藤田 そう。ぼっちゃりして可愛いエタ・ジェイムズだけど、一見、彼女が黒人だってわからないよね。わからないように撮影されている。アメリカ音楽業界で、歌をうたっているのが黒人であることを隠されることは、ナット・キング・コールのような例外を除いて、ある時代までは珍しくなかった。『at last!』のジャケット写真にもその影響がある。これを眺めているだけでも、彼ら彼女たちの長い闘いの歴史が見えるわけです。

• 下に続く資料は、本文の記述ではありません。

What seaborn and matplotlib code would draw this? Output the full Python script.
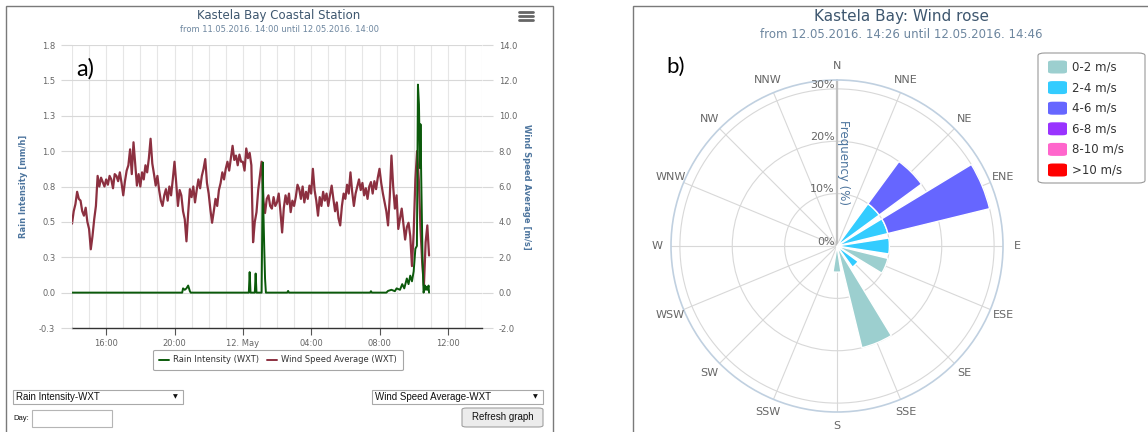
import numpy as np
import pandas as pd
import matplotlib
matplotlib.use("Agg")
import matplotlib.pyplot as plt
from matplotlib.patches import Rectangle, FancyBboxPatch
from matplotlib.lines import Line2D
import seaborn as sns

# ---------------- panel a) data: hours after 11.05.2016 14:00 ----------------
# wind speed average [m/s], one reading every 6 minutes
wind_speed = [
    3.9, 4.6, 5.0, 5.7, 5.3, 5.2, 4.6, 4.35, 4.8, 4.0,
    3.6, 2.45, 3.2, 4.15, 4.9, 6.6, 6.0, 6.5, 6.25, 6.0,
    6.4, 6.1, 6.6, 6.4, 5.9, 6.7, 6.6, 6.3, 6.8, 6.2,
    5.5, 6.3, 6.9, 7.2, 8.1, 6.7, 8.5, 7.3, 6.05, 6.7,
    6.0, 6.8, 6.4, 7.2, 6.8, 7.6, 8.7, 7.3, 6.7, 6.05,
    6.6, 5.8, 5.2, 4.9, 5.5, 5.85, 5.2, 6.0, 5.5, 6.4,
    7.4, 6.2, 4.9, 5.8, 5.5, 4.6, 4.15, 2.9, 4.5, 5.85,
    5.4, 6.0, 5.1, 5.8, 6.4, 5.9, 6.6, 7.0, 7.55, 6.2,
    5.6, 4.7, 3.95, 4.6, 5.3, 4.9, 5.8, 6.2, 6.8, 6.4,
    7.0, 7.4, 6.9, 7.6, 8.3, 7.5, 7.75, 7.2, 7.8, 7.4,
    7.4, 6.9, 8.15, 7.6, 7.9, 7.2, 2.85, 4.0, 4.55, 5.8,
    6.6, 7.4, 5.2, 4.5, 5.3, 5.5, 4.9, 4.75, 5.4, 4.9,
    5.1, 5.6, 4.6, 3.4, 4.8, 5.5, 5.0, 5.6, 4.55, 5.2,
    4.9, 5.4, 6.1, 5.85, 5.3, 6.0, 5.1, 5.7, 5.3, 6.05,
    5.6, 7.0, 5.8, 5.2, 4.35, 5.4, 4.9, 5.7, 5.2, 5.6,
    4.9, 5.5, 6.05, 5.3, 4.6, 5.1, 4.2, 3.8, 4.9, 5.6,
    5.3, 6.1, 5.6, 6.8, 5.7, 4.9, 5.6, 6.0, 6.4, 5.8,
    6.2, 5.5, 5.9, 5.3, 6.0, 6.25, 5.6, 6.3, 5.85, 6.5,
    7.0, 6.2, 5.6, 5.1, 4.6, 3.8, 5.4, 7.75, 6.0, 4.75,
    5.5, 3.6, 4.2, 4.75, 3.9, 3.0, 3.7, 3.95, 3.2, 1.5,
    3.4, 6.4, 8.0, 6.4, 3.6, 1.7, 0.4, 2.85, 3.8, 2.1,
]
wind_hours = np.arange(len(wind_speed)) * 0.1

# rain intensity [mm/h]
rain_hours = [0.0, 6.45, 6.5, 6.6, 6.7, 6.8, 6.9, 6.95,
              10.35, 10.4, 10.45, 10.7, 10.75, 10.8,
              11.1, 11.17, 11.2, 11.25, 11.3, 11.35,
              12.6, 12.65, 12.7, 17.45, 17.5, 17.55,
              18.4, 18.5, 18.7, 18.9, 19.0, 19.2, 19.33, 19.45, 19.6, 19.7,
              19.8, 19.9, 20.0, 20.1, 20.19, 20.25, 20.31, 20.37, 20.4,
              20.44, 20.52, 20.58, 20.67, 20.72, 20.77, 20.82, 20.87, 20.9]
rain_values = [0.0, 0.0, 0.03, 0.02, 0.03, 0.05, 0.01, 0.0,
               0.0, 0.145, 0.0, 0.0, 0.135, 0.0,
               0.0, 0.92, 0.6, 0.33, 0.1, 0.0,
               0.0, 0.012, 0.0, 0.0, 0.01, 0.0,
               0.0, 0.012, 0.02, 0.01, 0.03, 0.02, 0.06, 0.03, 0.1, 0.06,
               0.12, 0.08, 0.15, 0.31, 0.33, 1.47, 1.33, 0.88, 1.19,
               0.83, 0.24, 0.0, 0.05, 0.02, 0.04, 0.02, 0.05, 0.0]

x_tick_hours = [2, 6, 10, 14, 18, 22]
x_tick_labels = ["16:00", "20:00", "12. May", "04:00", "08:00", "12:00"]
rain_ticks = [-0.25, 0.0, 0.25, 0.5, 0.75, 1.0, 1.25, 1.5, 1.75]
rain_tick_labels = ["-0.3", "0.0", "0.3", "0.5", "0.8", "1.0", "1.3", "1.5", "1.8"]
wind_ticks = [-2, 0, 2, 4, 6, 8, 10, 12, 14]
wind_tick_labels = ["-2.0", "0.0", "2.0", "4.0", "6.0", "8.0", "10.0", "12.0", "14.0"]

# ---------------- panel b) data: wind rose frequencies [%] ----------------
directions = ["N", "NNE", "NE", "ENE", "E", "ESE", "SE", "SSE",
              "S", "SSW", "SW", "WSW", "W", "WNW", "NW", "NNW"]
speed_bins = ["0-2 m/s", "2-4 m/s", "4-6 m/s", "6-8 m/s", "8-10 m/s", ">10 m/s"]
freq_0_2 = [0, 0, 0, 0, 0, 10, 0, 20, 5, 0, 0, 0, 0, 0, 0, 0]
freq_2_4 = [0, 0, 10, 10, 10, 0, 5, 0, 0, 0, 0, 0, 0, 0, 0, 0]
freq_4_6 = [0, 0, 10, 20, 0, 0, 0, 0, 0, 0, 0, 0, 0, 0, 0, 0]
freq_6_8 = [0] * 16
freq_8_10 = [0] * 16
freq_over_10 = [0] * 16
bin_colors = ["#9ccfcf", "#33ccff", "#6666ff", "#9933ff", "#ff66cc", "#ff0000"]
rose_rings = [0, 10, 20, 30]
rose_ring_labels = ["0%", "10%", "20%", "30%"]

# ---------------- figure ----------------
sns.set_theme(style="white")
plt.rcParams["font.family"] = ["DejaVu Sans"]

W, H = 1148, 432
fig = plt.figure(figsize=(W / 100, H / 100), dpi=100)
fig.patch.set_facecolor("white")


def fx(x):
    return x / W


def fy(y):
    return 1 - y / H


def box(x0, y0, x1, y1, **kw):
    fig.add_artist(Rectangle((fx(x0), fy(y1)), fx(x1) - fx(x0), fy(y0) - fy(y1),
                             transform=fig.transFigure, **kw))


# panel frames
box(6, 6, 553, 440, fill=False, edgecolor="#7a7a7a", lw=1.0)
box(633, 6, 1160, 440, fill=False, edgecolor="#7a7a7a", lw=1.0)

title_col = "#3E576F"
sub_col = "#6D869F"
axis_title_col = "#4d759e"
label_col = "#666666"
grid_col = "#d8d8d8"

# ---- panel a ----
ax2 = fig.add_axes([fx(72), fy(328), 410 / W, 283 / H])
ax = ax2.twinx()
ax.set_zorder(ax2.get_zorder() + 1)
ax.patch.set_visible(False)

for h in range(0, 25):
    ax2.axvline(h, color="#e6e6e6", lw=0.8, zorder=0)
for t in wind_ticks[1:]:
    ax2.axhline(t, color=grid_col, lw=0.8, zorder=0)

sns.lineplot(x=wind_hours, y=wind_speed, ax=ax2, color="#8c3040", lw=1.6, zorder=2)
sns.lineplot(x=rain_hours, y=rain_values, ax=ax, color="#0b5a0b", lw=1.4, zorder=3)

ax2.set_xlim(0, 24)
ax2.set_ylim(-2, 14)
ax.set_ylim(-0.25, 1.75)

# wind axis -> right, rain axis -> left
ax2.yaxis.tick_right()
ax2.yaxis.set_label_position("right")
ax.yaxis.tick_left()
ax.yaxis.set_label_position("left")

ax2.set_yticks(wind_ticks)
ax2.set_yticklabels(wind_tick_labels)
ax.set_yticks(rain_ticks)
ax.set_yticklabels(rain_tick_labels)
ax2.set_xticks(x_tick_hours)
ax2.set_xticklabels(x_tick_labels)

for a in (ax, ax2):
    for s in a.spines.values():
        s.set_visible(False)
ax2.spines["bottom"].set_visible(True)
ax2.spines["bottom"].set_color("#333333")
ax2.spines["bottom"].set_linewidth(1.0)

ax2.tick_params(axis="x", direction="out", length=5, width=0.8, color="#555555",
                labelsize=6, labelcolor=label_col, pad=3, bottom=True)
ax2.tick_params(axis="y", direction="out", length=8, width=0.8, color=grid_col,
                labelsize=6, labelcolor=label_col, pad=4, right=True, left=False)
ax.tick_params(axis="y", direction="out", length=8, width=0.8, color=grid_col,
               labelsize=6, labelcolor=label_col, pad=4, left=True, right=False)

ax.set_ylabel("Rain Intensity [mm/h]", color=axis_title_col, fontsize=6, fontweight="bold")
ax.yaxis.set_label_coords((28 - 72) / 410, 0.5)
ax2.set_ylabel("Wind Speed Average [m/s]", color=axis_title_col, fontsize=6,
               fontweight="bold", rotation=270, va="center")
ax2.yaxis.set_label_coords((526 - 72) / 410, 0.5)
ax2.set_xlabel("")

fig.text(fx(279), fy(16), "Kastela Bay Coastal Station", ha="center", va="center",
         fontsize=8.5, color=title_col)
fig.text(fx(279), fy(29), "from 11.05.2016. 14:00 until 12.05.2016. 14:00",
         ha="center", va="center", fontsize=6, color=sub_col)
fig.text(fx(76), fy(69), "a)", ha="left", va="center", fontsize=17, color="black",
         family=["Lato", "DejaVu Sans"])

# menu icon
for yy in (12, 16, 20):
    fig.add_artist(Line2D([fx(519), fx(533)], [fy(yy), fy(yy)], color="#666666",
                          lw=2, transform=fig.transFigure))

handles = [Line2D([], [], color="#0b5a0b", lw=1.4), Line2D([], [], color="#8c3040", lw=1.4)]
leg = fig.legend(handles, ["Rain Intensity (WXT)", "Wind Speed Average (WXT)"],
                 loc="center", bbox_to_anchor=(fx(278), fy(360)), ncol=2, fontsize=6,
                 frameon=True, fancybox=True, edgecolor="#909090", handlelength=1.2,
                 columnspacing=1.0, handletextpad=0.5, borderpad=0.7)
leg.get_frame().set_linewidth(0.8)
for txt in leg.get_texts():
    txt.set_color("#333333")

# form widgets below the chart
widget_font = ["Liberation Sans", "DejaVu Sans"]
box(13, 390, 183, 404, facecolor="white", edgecolor="#a9a9a9", lw=0.8)
fig.text(fx(16), fy(397), "Rain Intensity-WXT", ha="left", va="center", fontsize=7,
         color="#111111", family=widget_font)
fig.text(fx(175), fy(397), "\u25bc", ha="center", va="center", fontsize=4.5, color="#111111")
box(372, 390, 543, 404, facecolor="white", edgecolor="#a9a9a9", lw=0.8)
fig.text(fx(375), fy(397), "Wind Speed Average-WXT", ha="left", va="center", fontsize=7,
         color="#111111", family=widget_font)
fig.text(fx(535), fy(397), "\u25bc", ha="center", va="center", fontsize=4.5, color="#111111")
fig.text(fx(13), fy(418), "Day:", ha="left", va="center", fontsize=5.5,
         color="#111111", family=widget_font)
box(32, 410, 112, 427, facecolor="white", edgecolor="#b5b5b5", lw=0.8)
fig.add_artist(FancyBboxPatch((fx(462), fy(427)), fx(543) - fx(462), fy(408) - fy(427),
                              boxstyle="round,pad=0,rounding_size=0.004",
                              transform=fig.transFigure, facecolor="#ececec",
                              edgecolor="#a0a0a0", lw=0.8))
fig.text(fx(502.5), fy(417.5), "Refresh graph", ha="center", va="center", fontsize=7,
         color="#111111", family=widget_font)

# ---- panel b: wind rose ----
cx, cy, rad = 837, 246, 166
axr = fig.add_axes([fx(cx - rad), fy(cy + rad), 2 * rad / W, 2 * rad / H], projection="polar")
axr.set_theta_zero_location("N")
axr.set_theta_direction(-1)
rmax = 31.7
axr.set_ylim(0, rmax)

theta = np.radians(np.arange(len(directions)) * 22.5)
width = np.radians(17.5)
series = [freq_0_2, freq_2_4, freq_4_6, freq_6_8, freq_8_10, freq_over_10]
bottom = np.zeros(len(directions))
for vals, col in zip(series, bin_colors):
    vals = np.asarray(vals, dtype=float)
    m = vals > 0
    if m.any():
        axr.bar(theta[m], vals[m], width=width, bottom=bottom[m], color=col,
                edgecolor="white", lw=1.0, zorder=3)
    bottom += vals

axr.set_xticks(theta)
axr.set_xticklabels([])
axr.set_yticks(rose_rings[1:])
axr.set_yticklabels([])
axr.grid(color=grid_col, lw=0.8)
axr.spines["polar"].set_color("#c0d0e0")
axr.spines["polar"].set_linewidth(1.2)
axr.plot([0, 0], [0, rmax], color="#c0c0c0", lw=1.6, zorder=2)

for r, lab in zip(rose_rings, rose_ring_labels):
    axr.annotate(lab, xy=(0, r), xytext=(-1.5, 3), textcoords="offset points",
                 ha="right", va="center", fontsize=8, color=label_col, zorder=4)

for th, lab in zip(theta, directions):
    axr.text(th, 34.4, lab, ha="center", va="center", fontsize=8, color=label_col,
             clip_on=False)

axr.text(np.radians(0), 16, "Frequency (%)", rotation=270, ha="left", va="center",
         fontsize=8.5, color=axis_title_col, transform=axr.transData)

fig.text(fx(901), fy(17), "Kastela Bay: Wind rose", ha="center", va="center",
         fontsize=11, color=title_col)
fig.text(fx(901), fy(35), "from 12.05.2016. 14:26 until 12.05.2016. 14:46",
         ha="center", va="center", fontsize=8.5, color=sub_col)
fig.text(fx(666), fy(67), "b)", ha="left", va="center", fontsize=16, color="black",
         family=["Lato", "DejaVu Sans"])

# rose legend
fig.add_artist(FancyBboxPatch((fx(1038), fy(183)), fx(1145) - fx(1038), fy(53) - fy(183),
                              boxstyle="round,pad=0,rounding_size=0.006",
                              transform=fig.transFigure, facecolor="white",
                              edgecolor="#999999", lw=0.8))
for i, (lab, col) in enumerate(zip(speed_bins, bin_colors)):
    yy = 67 + i * 20.6
    fig.add_artist(FancyBboxPatch((fx(1048), fy(yy + 6.5)), fx(1067) - fx(1048), 13 / H,
                                  boxstyle="round,pad=0,rounding_size=0.004",
                                  transform=fig.transFigure, facecolor=col,
                                  edgecolor="none"))
    fig.text(fx(1072), fy(yy), lab, ha="left", va="center", fontsize=8.5, color="#333333")

fig.savefig("out.png", dpi=100, facecolor="white")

――最近、また「アット・ラスト」が歌われているシーンに遭遇したとか?
藤田 今や「アット・ラスト」が準ゴスペルになっていることですね。これにはちょっと驚いたけど、予想は当たっていたようですね。ネットフリックスの最新シリーズの一つ『ヴォイス・オブ・ファイア~調和の歌声』(2020年、1シーズン)がそれです。これは、エゼキエル・ウィリアムズ司教が、彼の甥っ子である、「ハッピー」というモンスター・ヒットを放ったファレル・ウィリアムズと一緒になってゴスペルの合唱団を作るまでの感動的なドキュメント。黒人だけじゃなく、いろいろな人たちがオーディションを受けるんだけど、初っ端から「アット・ラスト」がうたわれる。「アット・ラスト」って、サム・クックの「ア・チェンジ・イズ・ゴナ・カム」と同じように、マイノリティの解放歌になりつつあるんだね。さらにファレルの役割だけど、これは、また機会を改めて語りましょう。
Netflix オリジナルシリーズ『Voices of Fire』Official Trailer
さまざまなバックグラウンドをもつ人々が合唱団のメンバー目指して、オーディションに参加。歌という武器で自らを高め、ひとつのチームとなっていく。必見です!!!